AIM ▸
Take the data below and repeat it exactly.

DATA SECTION ▸
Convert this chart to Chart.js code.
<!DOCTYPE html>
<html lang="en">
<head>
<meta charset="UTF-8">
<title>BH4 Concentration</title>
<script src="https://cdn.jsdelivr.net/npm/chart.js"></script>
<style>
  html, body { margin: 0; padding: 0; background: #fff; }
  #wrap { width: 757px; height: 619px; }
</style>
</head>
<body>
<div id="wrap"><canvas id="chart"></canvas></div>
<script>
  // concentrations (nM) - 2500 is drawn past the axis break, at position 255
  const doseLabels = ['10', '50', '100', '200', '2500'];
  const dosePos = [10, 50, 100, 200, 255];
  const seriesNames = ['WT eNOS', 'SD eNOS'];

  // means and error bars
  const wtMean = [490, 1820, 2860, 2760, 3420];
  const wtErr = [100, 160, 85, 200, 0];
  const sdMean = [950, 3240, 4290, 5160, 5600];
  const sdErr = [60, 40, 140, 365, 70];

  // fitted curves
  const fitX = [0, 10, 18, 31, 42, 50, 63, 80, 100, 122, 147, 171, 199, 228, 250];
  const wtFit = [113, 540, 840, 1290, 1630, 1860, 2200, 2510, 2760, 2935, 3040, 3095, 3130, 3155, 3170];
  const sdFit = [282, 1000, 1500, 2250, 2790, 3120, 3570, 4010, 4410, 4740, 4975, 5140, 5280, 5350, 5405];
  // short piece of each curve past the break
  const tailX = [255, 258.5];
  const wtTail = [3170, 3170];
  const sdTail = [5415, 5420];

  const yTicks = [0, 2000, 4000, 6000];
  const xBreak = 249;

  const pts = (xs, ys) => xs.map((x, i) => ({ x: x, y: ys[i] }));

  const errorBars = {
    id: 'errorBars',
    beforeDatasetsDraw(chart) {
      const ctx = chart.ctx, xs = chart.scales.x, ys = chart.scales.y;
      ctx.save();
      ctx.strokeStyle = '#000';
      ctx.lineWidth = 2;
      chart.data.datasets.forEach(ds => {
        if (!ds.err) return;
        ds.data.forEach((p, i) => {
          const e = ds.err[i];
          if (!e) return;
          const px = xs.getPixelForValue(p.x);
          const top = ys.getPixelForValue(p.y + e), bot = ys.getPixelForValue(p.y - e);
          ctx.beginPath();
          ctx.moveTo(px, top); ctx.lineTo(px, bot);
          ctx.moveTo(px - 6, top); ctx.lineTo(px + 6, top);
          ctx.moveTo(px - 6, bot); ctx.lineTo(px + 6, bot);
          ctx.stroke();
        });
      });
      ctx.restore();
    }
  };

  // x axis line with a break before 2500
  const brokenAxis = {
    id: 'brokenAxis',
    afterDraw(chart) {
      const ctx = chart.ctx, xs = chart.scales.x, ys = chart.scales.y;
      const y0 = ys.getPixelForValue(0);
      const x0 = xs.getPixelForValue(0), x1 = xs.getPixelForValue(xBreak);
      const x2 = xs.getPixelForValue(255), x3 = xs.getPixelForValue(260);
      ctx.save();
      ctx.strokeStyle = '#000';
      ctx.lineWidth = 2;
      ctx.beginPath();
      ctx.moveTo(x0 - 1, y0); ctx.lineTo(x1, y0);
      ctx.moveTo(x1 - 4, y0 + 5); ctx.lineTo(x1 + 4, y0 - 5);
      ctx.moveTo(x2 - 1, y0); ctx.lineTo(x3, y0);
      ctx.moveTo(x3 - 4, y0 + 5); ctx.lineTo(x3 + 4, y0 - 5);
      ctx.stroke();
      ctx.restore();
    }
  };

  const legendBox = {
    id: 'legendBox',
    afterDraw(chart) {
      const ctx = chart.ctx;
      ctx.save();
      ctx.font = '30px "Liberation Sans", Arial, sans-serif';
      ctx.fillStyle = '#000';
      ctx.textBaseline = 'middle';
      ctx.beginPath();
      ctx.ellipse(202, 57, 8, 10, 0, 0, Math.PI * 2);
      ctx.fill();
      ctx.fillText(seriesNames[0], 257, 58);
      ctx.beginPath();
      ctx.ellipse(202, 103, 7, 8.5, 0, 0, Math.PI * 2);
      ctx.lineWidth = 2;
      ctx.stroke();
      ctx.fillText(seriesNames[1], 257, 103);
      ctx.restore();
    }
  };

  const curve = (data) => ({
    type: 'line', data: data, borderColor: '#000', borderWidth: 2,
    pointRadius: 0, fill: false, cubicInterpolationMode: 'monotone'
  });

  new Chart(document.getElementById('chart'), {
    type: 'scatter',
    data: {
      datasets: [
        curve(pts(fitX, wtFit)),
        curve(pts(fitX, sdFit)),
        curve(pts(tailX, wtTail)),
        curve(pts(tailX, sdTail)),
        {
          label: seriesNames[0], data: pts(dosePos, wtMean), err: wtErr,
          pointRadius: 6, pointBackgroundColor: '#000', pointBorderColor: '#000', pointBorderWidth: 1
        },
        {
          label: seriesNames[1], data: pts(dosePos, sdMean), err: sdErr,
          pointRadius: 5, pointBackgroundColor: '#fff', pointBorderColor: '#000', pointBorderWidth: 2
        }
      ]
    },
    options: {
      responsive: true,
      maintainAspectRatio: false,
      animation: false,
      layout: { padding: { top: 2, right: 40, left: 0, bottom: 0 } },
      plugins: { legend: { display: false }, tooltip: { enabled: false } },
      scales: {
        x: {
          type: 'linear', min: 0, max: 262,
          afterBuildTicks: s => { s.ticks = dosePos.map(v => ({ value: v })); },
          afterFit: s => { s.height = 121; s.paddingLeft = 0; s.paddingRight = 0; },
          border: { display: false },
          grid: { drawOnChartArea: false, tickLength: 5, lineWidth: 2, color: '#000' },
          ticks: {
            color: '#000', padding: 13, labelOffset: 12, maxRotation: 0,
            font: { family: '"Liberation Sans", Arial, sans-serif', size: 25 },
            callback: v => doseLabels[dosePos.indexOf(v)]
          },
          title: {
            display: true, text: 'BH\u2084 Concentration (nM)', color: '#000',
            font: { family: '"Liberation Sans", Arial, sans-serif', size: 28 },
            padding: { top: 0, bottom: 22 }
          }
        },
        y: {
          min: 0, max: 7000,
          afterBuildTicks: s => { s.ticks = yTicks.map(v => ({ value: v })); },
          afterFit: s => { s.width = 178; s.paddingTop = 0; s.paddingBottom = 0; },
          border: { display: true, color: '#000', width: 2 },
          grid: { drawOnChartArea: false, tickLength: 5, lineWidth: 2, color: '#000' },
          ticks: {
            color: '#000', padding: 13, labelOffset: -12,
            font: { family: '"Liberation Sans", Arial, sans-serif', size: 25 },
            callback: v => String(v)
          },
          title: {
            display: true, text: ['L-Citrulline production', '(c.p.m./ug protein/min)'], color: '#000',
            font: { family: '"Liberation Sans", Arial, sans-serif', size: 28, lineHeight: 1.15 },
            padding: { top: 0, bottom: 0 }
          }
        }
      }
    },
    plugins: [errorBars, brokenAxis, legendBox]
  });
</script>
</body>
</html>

WRITTEN SOLUTION ▸
Convert this chart to Chart.js code.
<!DOCTYPE html>
<html lang="en">
<head>
<meta charset="UTF-8">
<title>BH4 Concentration</title>
<script src="https://cdn.jsdelivr.net/npm/chart.js"></script>
<style>
  html, body { margin: 0; padding: 0; background: #fff; }
  #wrap { width: 757px; height: 619px; }
</style>
</head>
<body>
<div id="wrap"><canvas id="chart"></canvas></div>
<script>
  // concentrations (nM) - 2500 is drawn past the axis break, at position 255
  const doseLabels = ['10', '50', '100', '200', '2500'];
  const dosePos = [10, 50, 100, 200, 255];
  const seriesNames = ['WT eNOS', 'SD eNOS'];

  // means and error bars
  const wtMean = [490, 1820, 2860, 2760, 3420];
  const wtErr = [100, 160, 85, 200, 0];
  const sdMean = [950, 3240, 4290, 5160, 5600];
  const sdErr = [60, 40, 140, 365, 70];

  // fitted curves
  const fitX = [0, 10, 18, 31, 42, 50, 63, 80, 100, 122, 147, 171, 199, 228, 250];
  const wtFit = [113, 540, 840, 1290, 1630, 1860, 2200, 2510, 2760, 2935, 3040, 3095, 3130, 3155, 3170];
  const sdFit = [282, 1000, 1500, 2250, 2790, 3120, 3570, 4010, 4410, 4740, 4975, 5140, 5280, 5350, 5405];
  // short piece of each curve past the break
  const tailX = [255, 258.5];
  const wtTail = [3170, 3170];
  const sdTail = [5415, 5420];

  const yTicks = [0, 2000, 4000, 6000];
  const xBreak = 249;

  const pts = (xs, ys) => xs.map((x, i) => ({ x: x, y: ys[i] }));

  const errorBars = {
    id: 'errorBars',
    beforeDatasetsDraw(chart) {
      const ctx = chart.ctx, xs = chart.scales.x, ys = chart.scales.y;
      ctx.save();
      ctx.strokeStyle = '#000';
      ctx.lineWidth = 2;
      chart.data.datasets.forEach(ds => {
        if (!ds.err) return;
        ds.data.forEach((p, i) => {
          const e = ds.err[i];
          if (!e) return;
          const px = xs.getPixelForValue(p.x);
          const top = ys.getPixelForValue(p.y + e), bot = ys.getPixelForValue(p.y - e);
          ctx.beginPath();
          ctx.moveTo(px, top); ctx.lineTo(px, bot);
          ctx.moveTo(px - 6, top); ctx.lineTo(px + 6, top);
          ctx.moveTo(px - 6, bot); ctx.lineTo(px + 6, bot);
          ctx.stroke();
        });
      });
      ctx.restore();
    }
  };

  // x axis line with a break before 2500
  const brokenAxis = {
    id: 'brokenAxis',
    afterDraw(chart) {
      const ctx = chart.ctx, xs = chart.scales.x, ys = chart.scales.y;
      const y0 = ys.getPixelForValue(0);
      const x0 = xs.getPixelForValue(0), x1 = xs.getPixelForValue(xBreak);
      const x2 = xs.getPixelForValue(255), x3 = xs.getPixelForValue(260);
      ctx.save();
      ctx.strokeStyle = '#000';
      ctx.lineWidth = 2;
      ctx.beginPath();
      ctx.moveTo(x0 - 1, y0); ctx.lineTo(x1, y0);
      ctx.moveTo(x1 - 4, y0 + 5); ctx.lineTo(x1 + 4, y0 - 5);
      ctx.moveTo(x2 - 1, y0); ctx.lineTo(x3, y0);
      ctx.moveTo(x3 - 4, y0 + 5); ctx.lineTo(x3 + 4, y0 - 5);
      ctx.stroke();
      ctx.restore();
    }
  };

  const legendBox = {
    id: 'legendBox',
    afterDraw(chart) {
      const ctx = chart.ctx;
      ctx.save();
      ctx.font = '30px "Liberation Sans", Arial, sans-serif';
      ctx.fillStyle = '#000';
      ctx.textBaseline = 'middle';
      ctx.beginPath();
      ctx.ellipse(202, 57, 8, 10, 0, 0, Math.PI * 2);
      ctx.fill();
      ctx.fillText(seriesNames[0], 257, 58);
      ctx.beginPath();
      ctx.ellipse(202, 103, 7, 8.5, 0, 0, Math.PI * 2);
      ctx.lineWidth = 2;
      ctx.stroke();
      ctx.fillText(seriesNames[1], 257, 103);
      ctx.restore();
    }
  };

  const curve = (data) => ({
    type: 'line', data: data, borderColor: '#000', borderWidth: 2,
    pointRadius: 0, fill: false, cubicInterpolationMode: 'monotone'
  });

  new Chart(document.getElementById('chart'), {
    type: 'scatter',
    data: {
      datasets: [
        curve(pts(fitX, wtFit)),
        curve(pts(fitX, sdFit)),
        curve(pts(tailX, wtTail)),
        curve(pts(tailX, sdTail)),
        {
          label: seriesNames[0], data: pts(dosePos, wtMean), err: wtErr,
          pointRadius: 6, pointBackgroundColor: '#000', pointBorderColor: '#000', pointBorderWidth: 1
        },
        {
          label: seriesNames[1], data: pts(dosePos, sdMean), err: sdErr,
          pointRadius: 5, pointBackgroundColor: '#fff', pointBorderColor: '#000', pointBorderWidth: 2
        }
      ]
    },
    options: {
      responsive: true,
      maintainAspectRatio: false,
      animation: false,
      layout: { padding: { top: 2, right: 40, left: 0, bottom: 0 } },
      plugins: { legend: { display: false }, tooltip: { enabled: false } },
      scales: {
        x: {
          type: 'linear', min: 0, max: 262,
          afterBuildTicks: s => { s.ticks = dosePos.map(v => ({ value: v })); },
          afterFit: s => { s.height = 121; s.paddingLeft = 0; s.paddingRight = 0; },
          border: { display: false },
          grid: { drawOnChartArea: false, tickLength: 5, lineWidth: 2, color: '#000' },
          ticks: {
            color: '#000', padding: 13, labelOffset: 12, maxRotation: 0,
            font: { family: '"Liberation Sans", Arial, sans-serif', size: 25 },
            callback: v => doseLabels[dosePos.indexOf(v)]
          },
          title: {
            display: true, text: 'BH\u2084 Concentration (nM)', color: '#000',
            font: { family: '"Liberation Sans", Arial, sans-serif', size: 28 },
            padding: { top: 0, bottom: 22 }
          }
        },
        y: {
          min: 0, max: 7000,
          afterBuildTicks: s => { s.ticks = yTicks.map(v => ({ value: v })); },
          afterFit: s => { s.width = 178; s.paddingTop = 0; s.paddingBottom = 0; },
          border: { display: true, color: '#000', width: 2 },
          grid: { drawOnChartArea: false, tickLength: 5, lineWidth: 2, color: '#000' },
          ticks: {
            color: '#000', padding: 13, labelOffset: -12,
            font: { family: '"Liberation Sans", Arial, sans-serif', size: 25 },
            callback: v => String(v)
          },
          title: {
            display: true, text: ['L-Citrulline production', '(c.p.m./ug protein/min)'], color: '#000',
            font: { family: '"Liberation Sans", Arial, sans-serif', size: 28, lineHeight: 1.15 },
            padding: { top: 0, bottom: 0 }
          }
        }
      }
    },
    plugins: [errorBars, brokenAxis, legendBox]
  });
</script>
</body>
</html>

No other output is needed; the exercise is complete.